Can ancient concrete help build a greener future? We have seen modern architecture that helps the environment, but imagine walking along a Roman aqueduct or standing beside a 2,000-year-old harbor wall, knowing that the structure beneath your feet has survived storms, earthquakes, and centuries of saltwater erosion—without a single modern repair. That kind of longevity seems almost impossible today, when many concrete bridges, highways, and buildings start to crack and crumble after just a few decades.
With climate goals looming and modern concrete responsible for nearly 8% of global carbon emissions, the construction industry is under pressure to innovate. Researchers are turning to history for answers—and the durable, self-healing concrete of ancient Rome has caught their attention. So, let’s have a look at this Roman concrete and its possibilities.
What did they discover?
Somewhat surprisingly, researchers found that Roman concrete requires more water and emits more greenhouse gases during production compared to modern Portland cement (the most commonly used today). At first glance, it seems less efficient.

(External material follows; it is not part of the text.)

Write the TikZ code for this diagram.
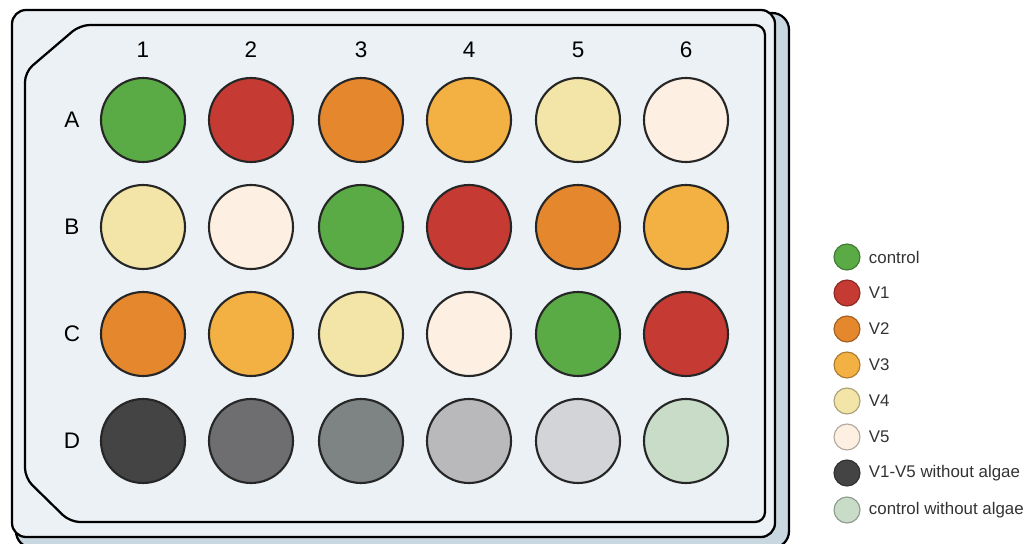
\documentclass[tikz,border=0pt]{standalone}
\usepackage{fontspec}
\setmainfont{Liberation Sans}
\definecolor{platefill}{HTML}{EBF1F5}
\definecolor{plateshade}{HTML}{C9D7E0}
\definecolor{ctrl}{HTML}{5AAB46}
\definecolor{vone}{HTML}{C53A32}
\definecolor{vtwo}{HTML}{E5872D}
\definecolor{vthree}{HTML}{F3B043}
\definecolor{vfour}{HTML}{F3E5A8}
\definecolor{vfive}{HTML}{FDF0E2}
\definecolor{dA}{HTML}{444444}
\definecolor{dB}{HTML}{6E6E70}
\definecolor{dC}{HTML}{7E8484}
\definecolor{dD}{HTML}{B9B9BC}
\definecolor{dE}{HTML}{D2D4D7}
\definecolor{dF}{HTML}{C8DCC8}
\tikzset{
  well/.style={circle, draw=black!85, line width=1.5pt, minimum size=21mm, inner sep=0pt},
  key/.style={circle, draw=#1!70!black, fill=#1, line width=0.8pt, minimum size=6.5mm, inner sep=0pt},
  keytext/.style={anchor=west, font=\fontsize{12}{14}\selectfont, text=black!80},
  plabel/.style={font=\fontsize{16}{18}\selectfont}
}
\begin{document}
\begin{tikzpicture}[x=0.25mm, y=-0.25mm]
\useasboundingbox (0,0) rectangle (1024,544);

% Plate body
\draw[line width=1.6pt, fill=plateshade, rounded corners=12] (16,13) rectangle (789,548);
\draw[line width=1.6pt, fill=platefill, rounded corners=10] (12,10) rectangle (775,537);
\draw[line width=1.6pt, rounded corners=7] (25,72) -- (80,25) -- (765,25) -- (765,522) -- (70,522) -- (25,478) -- cycle;

% Column and row labels
\node[plabel] (c1) at (143,50) {1};
\node[plabel] (c2) at (251,50) {2};
\node[plabel] (c3) at (361,50) {3};
\node[plabel] (c4) at (469,50) {4};
\node[plabel] (c5) at (578,50) {5};
\node[plabel] (c6) at (686,50) {6};
\node[plabel] (rA) at (72,120) {A};
\node[plabel] (rB) at (72,227) {B};
\node[plabel] (rC) at (72,334) {C};
\node[plabel] (rD) at (72,441) {D};

% Wells, row A
\node[well, fill=ctrl]   (A1) at (143,120) {};
\node[well, fill=vone]   (A2) at (251,120) {};
\node[well, fill=vtwo]   (A3) at (361,120) {};
\node[well, fill=vthree] (A4) at (469,120) {};
\node[well, fill=vfour]  (A5) at (578,120) {};
\node[well, fill=vfive]  (A6) at (686,120) {};
% Wells, row B
\node[well, fill=vfour]  (B1) at (143,227) {};
\node[well, fill=vfive]  (B2) at (251,227) {};
\node[well, fill=ctrl]   (B3) at (361,227) {};
\node[well, fill=vone]   (B4) at (469,227) {};
\node[well, fill=vtwo]   (B5) at (578,227) {};
\node[well, fill=vthree] (B6) at (686,227) {};
% Wells, row C
\node[well, fill=vtwo]   (C1) at (143,334) {};
\node[well, fill=vthree] (C2) at (251,334) {};
\node[well, fill=vfour]  (C3) at (361,334) {};
\node[well, fill=vfive]  (C4) at (469,334) {};
\node[well, fill=ctrl]   (C5) at (578,334) {};
\node[well, fill=vone]   (C6) at (686,334) {};
% Wells, row D
\node[well, fill=dA] (D1) at (143,441) {};
\node[well, fill=dB] (D2) at (251,441) {};
\node[well, fill=dC] (D3) at (361,441) {};
\node[well, fill=dD] (D4) at (469,441) {};
\node[well, fill=dE] (D5) at (578,441) {};
\node[well, fill=dF] (D6) at (686,441) {};

% Legend
\node[key=ctrl]   (k1) at (847,257) {};
\node[key=vone]   (k2) at (847,293) {};
\node[key=vtwo]   (k3) at (847,329) {};
\node[key=vthree] (k4) at (847,365) {};
\node[key=vfour]  (k5) at (847,401) {};
\node[key=vfive]  (k6) at (847,437) {};
\node[key=dA]     (k7) at (847,473) {};
\node[key=dF]     (k8) at (847,510) {};
\node[keytext] (t1) at (864,257) {control};
\node[keytext] (t2) at (864,293) {V1};
\node[keytext] (t3) at (864,329) {V2};
\node[keytext] (t4) at (864,365) {V3};
\node[keytext] (t5) at (864,401) {V4};
\node[keytext] (t6) at (864,437) {V5};
\node[keytext] (t7) at (864,473) {V1-V5 without algae};
\node[keytext] (t8) at (864,510) {control without algae};
\end{tikzpicture}
\end{document}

However, when the service life of the material is considered, the results change. Since Roman concrete lasts much longer without needing repairs or replacement, its environmental impact over time may be lower.

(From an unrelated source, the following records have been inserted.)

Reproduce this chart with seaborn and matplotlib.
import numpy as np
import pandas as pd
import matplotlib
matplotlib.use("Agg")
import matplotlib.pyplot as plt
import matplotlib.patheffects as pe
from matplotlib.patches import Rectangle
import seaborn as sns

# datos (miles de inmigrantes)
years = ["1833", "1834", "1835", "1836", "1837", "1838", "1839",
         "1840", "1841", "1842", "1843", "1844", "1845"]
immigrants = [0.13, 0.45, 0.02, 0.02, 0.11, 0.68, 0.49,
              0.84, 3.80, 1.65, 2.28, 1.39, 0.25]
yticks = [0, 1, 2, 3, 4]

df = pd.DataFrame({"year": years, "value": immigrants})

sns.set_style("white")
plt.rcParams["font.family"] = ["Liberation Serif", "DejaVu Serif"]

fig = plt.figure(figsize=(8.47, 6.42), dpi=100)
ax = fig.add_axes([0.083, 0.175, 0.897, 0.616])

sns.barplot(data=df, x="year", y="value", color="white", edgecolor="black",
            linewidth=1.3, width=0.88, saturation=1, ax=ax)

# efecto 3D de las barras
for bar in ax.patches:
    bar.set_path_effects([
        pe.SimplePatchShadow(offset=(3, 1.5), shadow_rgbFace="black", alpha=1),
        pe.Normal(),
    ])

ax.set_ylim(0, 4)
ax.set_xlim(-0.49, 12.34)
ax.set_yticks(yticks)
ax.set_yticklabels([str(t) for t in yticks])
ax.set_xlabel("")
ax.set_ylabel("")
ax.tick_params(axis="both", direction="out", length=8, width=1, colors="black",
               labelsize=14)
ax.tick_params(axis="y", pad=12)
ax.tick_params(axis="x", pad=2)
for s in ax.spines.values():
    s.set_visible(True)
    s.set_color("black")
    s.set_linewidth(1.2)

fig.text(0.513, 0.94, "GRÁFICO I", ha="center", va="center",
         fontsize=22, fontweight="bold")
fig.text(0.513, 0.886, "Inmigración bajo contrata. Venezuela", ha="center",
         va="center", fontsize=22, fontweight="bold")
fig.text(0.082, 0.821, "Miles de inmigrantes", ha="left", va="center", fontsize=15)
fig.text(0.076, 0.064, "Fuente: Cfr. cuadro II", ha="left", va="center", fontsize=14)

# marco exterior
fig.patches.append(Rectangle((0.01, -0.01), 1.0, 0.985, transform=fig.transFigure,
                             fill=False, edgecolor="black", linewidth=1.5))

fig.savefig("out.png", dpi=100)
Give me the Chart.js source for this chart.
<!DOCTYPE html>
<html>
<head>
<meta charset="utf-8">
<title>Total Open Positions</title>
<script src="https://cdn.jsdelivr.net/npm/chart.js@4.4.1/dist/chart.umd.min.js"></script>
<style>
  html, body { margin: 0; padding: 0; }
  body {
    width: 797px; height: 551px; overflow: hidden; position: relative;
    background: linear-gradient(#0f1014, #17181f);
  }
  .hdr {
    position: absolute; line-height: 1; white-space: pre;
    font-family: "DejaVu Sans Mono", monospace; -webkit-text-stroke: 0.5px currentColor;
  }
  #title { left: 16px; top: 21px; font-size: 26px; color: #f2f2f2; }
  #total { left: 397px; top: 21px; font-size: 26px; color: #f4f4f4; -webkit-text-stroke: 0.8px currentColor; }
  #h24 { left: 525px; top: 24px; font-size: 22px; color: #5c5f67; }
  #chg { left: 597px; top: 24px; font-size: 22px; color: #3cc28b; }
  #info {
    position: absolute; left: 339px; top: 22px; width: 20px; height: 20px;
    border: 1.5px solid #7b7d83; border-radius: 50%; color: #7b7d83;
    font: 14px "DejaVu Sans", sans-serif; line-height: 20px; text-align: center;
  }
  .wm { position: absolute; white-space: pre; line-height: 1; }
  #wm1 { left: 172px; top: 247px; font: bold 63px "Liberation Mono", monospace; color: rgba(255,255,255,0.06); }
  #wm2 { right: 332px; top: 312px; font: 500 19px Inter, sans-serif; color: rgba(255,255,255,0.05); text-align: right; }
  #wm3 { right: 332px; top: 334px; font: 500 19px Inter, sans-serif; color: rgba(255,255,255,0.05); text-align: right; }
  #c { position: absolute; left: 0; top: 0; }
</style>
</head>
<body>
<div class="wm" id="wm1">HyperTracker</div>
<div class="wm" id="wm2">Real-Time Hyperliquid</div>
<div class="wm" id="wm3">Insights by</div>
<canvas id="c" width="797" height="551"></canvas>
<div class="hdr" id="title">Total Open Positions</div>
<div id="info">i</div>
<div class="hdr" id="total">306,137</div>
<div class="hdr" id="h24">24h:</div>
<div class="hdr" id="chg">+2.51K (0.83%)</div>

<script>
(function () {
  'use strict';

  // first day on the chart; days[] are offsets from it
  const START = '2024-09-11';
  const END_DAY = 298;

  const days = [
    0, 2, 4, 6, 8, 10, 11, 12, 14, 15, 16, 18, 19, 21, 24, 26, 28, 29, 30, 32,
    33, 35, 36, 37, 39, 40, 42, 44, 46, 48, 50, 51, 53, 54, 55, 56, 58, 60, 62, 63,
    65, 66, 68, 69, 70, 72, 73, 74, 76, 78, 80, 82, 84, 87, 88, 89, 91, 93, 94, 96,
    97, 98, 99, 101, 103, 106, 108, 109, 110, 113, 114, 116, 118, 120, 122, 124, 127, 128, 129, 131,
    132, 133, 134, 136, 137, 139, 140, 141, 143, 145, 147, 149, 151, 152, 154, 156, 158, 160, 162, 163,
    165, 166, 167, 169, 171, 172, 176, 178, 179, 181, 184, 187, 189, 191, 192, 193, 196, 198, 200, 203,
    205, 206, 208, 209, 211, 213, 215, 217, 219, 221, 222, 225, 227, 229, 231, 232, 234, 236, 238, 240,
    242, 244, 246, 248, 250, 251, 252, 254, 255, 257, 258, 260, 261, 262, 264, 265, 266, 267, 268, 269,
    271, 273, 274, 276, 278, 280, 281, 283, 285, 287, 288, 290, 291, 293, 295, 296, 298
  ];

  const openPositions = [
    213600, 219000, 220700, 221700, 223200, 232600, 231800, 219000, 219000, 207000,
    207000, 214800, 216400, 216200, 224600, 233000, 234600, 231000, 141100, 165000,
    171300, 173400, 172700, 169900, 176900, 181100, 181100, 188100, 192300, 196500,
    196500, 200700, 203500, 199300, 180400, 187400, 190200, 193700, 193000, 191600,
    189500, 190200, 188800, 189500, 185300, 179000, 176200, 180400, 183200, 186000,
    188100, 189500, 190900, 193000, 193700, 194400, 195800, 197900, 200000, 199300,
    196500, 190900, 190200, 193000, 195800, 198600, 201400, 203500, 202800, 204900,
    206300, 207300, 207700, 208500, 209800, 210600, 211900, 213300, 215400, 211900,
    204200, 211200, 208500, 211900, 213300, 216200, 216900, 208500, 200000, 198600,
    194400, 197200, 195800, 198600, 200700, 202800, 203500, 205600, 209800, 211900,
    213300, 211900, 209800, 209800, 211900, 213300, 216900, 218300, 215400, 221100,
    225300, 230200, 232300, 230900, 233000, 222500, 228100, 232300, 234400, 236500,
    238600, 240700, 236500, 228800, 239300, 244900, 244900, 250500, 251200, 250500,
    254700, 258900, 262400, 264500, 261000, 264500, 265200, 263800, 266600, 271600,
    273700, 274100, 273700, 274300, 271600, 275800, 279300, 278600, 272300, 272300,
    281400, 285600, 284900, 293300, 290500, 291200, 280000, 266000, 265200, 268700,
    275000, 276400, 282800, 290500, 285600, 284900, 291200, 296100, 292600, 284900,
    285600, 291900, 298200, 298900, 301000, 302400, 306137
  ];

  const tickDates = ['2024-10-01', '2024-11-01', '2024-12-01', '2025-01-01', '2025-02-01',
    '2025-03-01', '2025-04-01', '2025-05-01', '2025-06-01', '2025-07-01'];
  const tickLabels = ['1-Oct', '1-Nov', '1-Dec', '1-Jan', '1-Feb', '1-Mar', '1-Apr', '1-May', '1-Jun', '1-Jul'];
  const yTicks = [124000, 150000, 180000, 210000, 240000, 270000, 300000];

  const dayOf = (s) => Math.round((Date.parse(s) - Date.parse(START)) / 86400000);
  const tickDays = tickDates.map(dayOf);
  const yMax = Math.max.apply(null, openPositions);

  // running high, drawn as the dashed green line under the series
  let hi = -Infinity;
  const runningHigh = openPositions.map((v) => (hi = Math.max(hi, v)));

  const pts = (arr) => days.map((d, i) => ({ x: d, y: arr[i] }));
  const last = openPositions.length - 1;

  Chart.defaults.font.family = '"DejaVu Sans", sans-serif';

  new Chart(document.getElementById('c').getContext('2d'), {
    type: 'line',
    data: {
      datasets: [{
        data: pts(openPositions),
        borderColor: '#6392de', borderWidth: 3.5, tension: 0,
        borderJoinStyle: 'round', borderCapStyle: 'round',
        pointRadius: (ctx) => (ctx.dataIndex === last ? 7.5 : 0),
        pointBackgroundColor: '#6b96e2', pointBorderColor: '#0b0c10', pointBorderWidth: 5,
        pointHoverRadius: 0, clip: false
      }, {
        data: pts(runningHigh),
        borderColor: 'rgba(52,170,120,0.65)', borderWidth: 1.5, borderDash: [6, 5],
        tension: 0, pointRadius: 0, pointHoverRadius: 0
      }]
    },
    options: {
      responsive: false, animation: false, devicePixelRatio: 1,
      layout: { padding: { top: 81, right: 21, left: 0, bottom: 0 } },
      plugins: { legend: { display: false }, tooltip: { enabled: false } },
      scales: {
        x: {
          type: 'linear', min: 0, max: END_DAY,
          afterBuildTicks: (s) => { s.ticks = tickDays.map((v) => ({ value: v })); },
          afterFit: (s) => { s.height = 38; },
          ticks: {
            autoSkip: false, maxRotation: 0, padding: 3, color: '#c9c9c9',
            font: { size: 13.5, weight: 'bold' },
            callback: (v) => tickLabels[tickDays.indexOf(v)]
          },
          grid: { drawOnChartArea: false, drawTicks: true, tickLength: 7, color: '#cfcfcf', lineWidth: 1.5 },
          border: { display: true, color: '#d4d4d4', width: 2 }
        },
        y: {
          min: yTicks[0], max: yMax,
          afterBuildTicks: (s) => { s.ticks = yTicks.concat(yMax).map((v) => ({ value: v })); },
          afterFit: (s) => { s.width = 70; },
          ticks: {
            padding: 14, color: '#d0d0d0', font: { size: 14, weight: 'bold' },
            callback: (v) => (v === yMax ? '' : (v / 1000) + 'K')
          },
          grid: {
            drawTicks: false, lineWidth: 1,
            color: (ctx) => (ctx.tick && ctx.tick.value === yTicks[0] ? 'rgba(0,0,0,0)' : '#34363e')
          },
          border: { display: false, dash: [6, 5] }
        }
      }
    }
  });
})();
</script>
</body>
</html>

For example: In buildings, Roman concrete would have to last at least 41% longer than modern concrete to have the same overall environmental impact. For infrastructure like streets and highways, it would need to last 29% longer.
What makes Roman concrete special?
One key difference is that modern concrete is usually reinforced with steel, which provides strength but also makes it more vulnerable: steel rusts over time, expands, and causes the surrounding concrete to crack in just a few years.

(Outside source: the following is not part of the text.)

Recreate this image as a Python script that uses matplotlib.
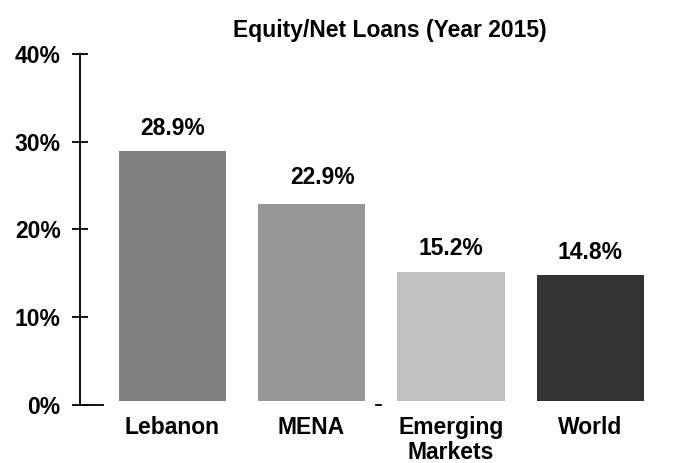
import matplotlib
matplotlib.use("Agg")
import matplotlib.pyplot as plt
from matplotlib.ticker import FuncFormatter

categories = ["Lebanon", "MENA", "Emerging\nMarkets", "World"]
values = [28.9, 22.9, 15.2, 14.8]
colors = ["#808080", "#969696", "#c0c0c0", "#333333"]
yticks = [0, 10, 20, 30, 40]
title = "Equity/Net Loans (Year 2015)"

plt.rcParams['font.family'] = ['Liberation Sans', 'DejaVu Sans']
FS = 16.5
base_gap = 0.4
# label nudges (points) as in the original layout
label_nudge = [(0, 8), (8, 11), (0, 8), (0, 8)]

fig = plt.figure(figsize=(6.76, 4.63), dpi=100)
ax = fig.add_axes([0.1183, 0.1253, 0.862, 0.7581])

x = list(range(len(categories)))
bars = ax.bar(x, [v - base_gap for v in values], bottom=base_gap, width=0.77, color=colors)
for xi, v, nd in zip(x, values, label_nudge):
    ax.annotate(f"{v:.1f}%", (xi, v), xytext=nd, textcoords="offset points",
                ha="center", va="bottom", fontsize=FS, fontweight="bold")

ax.set_xlim(-0.662, 3.52)
ax.set_ylim(0, 40)
ax.set_yticks(yticks)
ax.yaxis.set_major_formatter(FuncFormatter(lambda v, p: f"{v:.0f}%"))
ax.set_xticks(x)
ax.set_xticklabels(categories, fontsize=FS, fontweight="bold", va="top", linespacing=1.08)
ax.tick_params(axis="x", length=0, pad=8)
ax.tick_params(axis="y", direction="inout", length=12, width=1.3, labelsize=FS, pad=8)
for lab in ax.get_yticklabels():
    lab.set_fontweight("bold")
for s in ["top", "right", "bottom"]:
    ax.spines[s].set_visible(False)
ax.spines["left"].set_linewidth(1.3)
# short stubs of the baseline
ax.plot([-0.662, -0.497], [0, 0], color="black", lw=1.3, clip_on=False)
ax.plot([1.46, 1.50], [0, 0], color="black", lw=1.3, clip_on=False)

fig.text(0.577, 0.935, title, ha="center", va="center", fontsize=FS, fontweight="bold")

fig.savefig("out.png", dpi=100)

By contrast, Roman concrete does not contain steel reinforcement and has a unique property: it can “self-heal.” When a crack appears and water enters, a chemical reaction occurs that naturally seals the gap. This has allowed many Roman structures, even in coastal areas, to resist the effects of time and saltwater exposure.
How was it made?
Both modern and Roman cement are based on quicklime, which is produced by heating limestone. When mixed with water, this quicklime becomes a highly reactive paste that acts as mortar. But there are important differences:
- The Romans mixed the mortar with locally available volcanic rocks.
- Today, gypsum and other industrial additives are used instead.
- Additionally, the Romans used oak or fir wood as fuel to heat the limestone, whereas today, fossil fuels are used, which generate more pollution.
According to recent models, using Roman methods could reduce nitrogen oxide and sulfur oxide emissions by up to 98% compared to current techniques.
Why is it important?
Concrete is the second most widely used material in the world, after water. But its production is highly polluting:
- It accounts for about 8% of global human-caused carbon emissions.
- It is responsible for nearly a quarter of industrial emissions.
- If cement production were a country, it would be the third-largest emitter of CO₂ in the world, behind only China and the United States.
Materials scientist Narayanan Neithalath, from Arizona State University, warns that to meet the 2°C global warming limit set by the Paris Agreement, cement-related emissions must fall by more than 20% in the next 10 years.
What does this mean for us?
The idea that ancient Roman concrete could help solve some of today’s environmental challenges might seem unlikely—but it’s a real possibility. We may be able to build stronger, longer-lasting structures while reducing pollution and carbon emissions if we combine historical techniques with modern science.
And that raises important questions for all of us: What should we value more—speed and cost, or durability and sustainability? As cities expand and the climate crisis grows more urgent, the materials we choose to build with matter more than ever.